* Material supplied *
## BEGIN

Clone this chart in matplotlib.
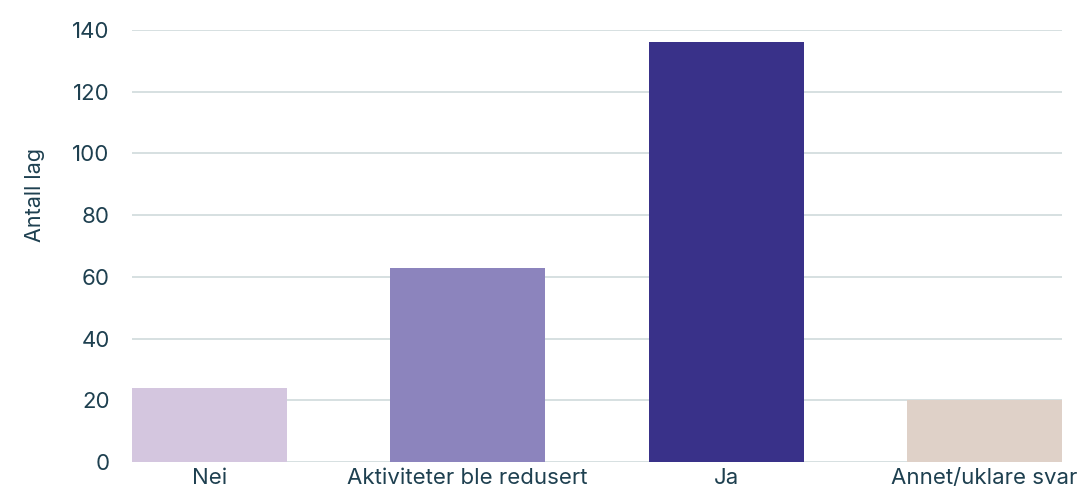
import matplotlib.pyplot as plt

plt.rcParams['font.family'] = ['Inter', 'DejaVu Sans']

categories = ["Nei", "Aktiviteter ble redusert", "Ja", "Annet/uklare svar"]
values = [24, 63, 136, 20]
colors = ["#d4c6df", "#8c84bd", "#393189", "#dfd1c8"]

text_color = "#1e4050"
grid_color = "#cfdadc"

fig = plt.figure(figsize=(10.78, 4.93), dpi=100)
ax = fig.add_axes([0.1224, 0.0629, 0.8626, 0.8763])

x = list(range(len(categories)))
ax.bar(x, values, width=0.6, color=colors, zorder=3)

ax.set_xlim(-0.3, 3.3)
ax.set_ylim(0, 140)
ax.set_yticks([0, 20, 40, 60, 80, 100, 120, 140])
ax.set_xticks(x)
ax.set_xticklabels(categories)

ax.grid(axis="y", color=grid_color, linewidth=1.2, zorder=0)
for s in ax.spines.values():
    s.set_visible(False)

ax.tick_params(axis="both", length=0, labelsize=16, colors=text_color)
ax.tick_params(axis="x", pad=4)
ax.tick_params(axis="y", pad=16)
ax.set_ylabel("Antall lag", fontsize=15.5, color=text_color)
ax.yaxis.set_label_coords(-0.094, 0.617)

fig.savefig("out.png", dpi=100)
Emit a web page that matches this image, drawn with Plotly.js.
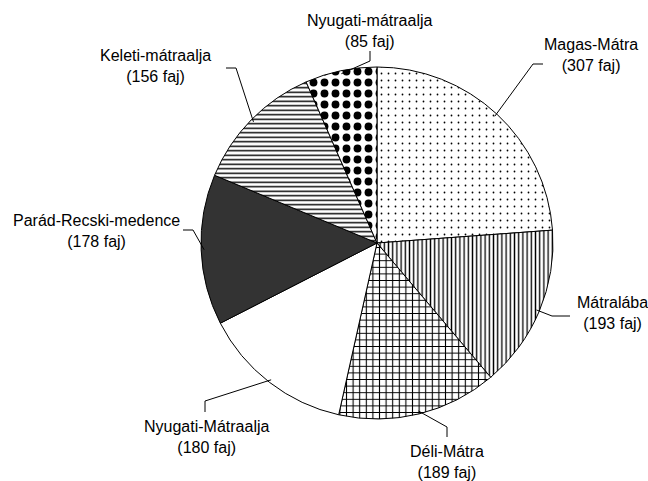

## END

Pull out all lines in the data above that include "this".

* Exercise output *
Clone this chart in matplotlib.
Emit a web page that matches this image, drawn with Plotly.js.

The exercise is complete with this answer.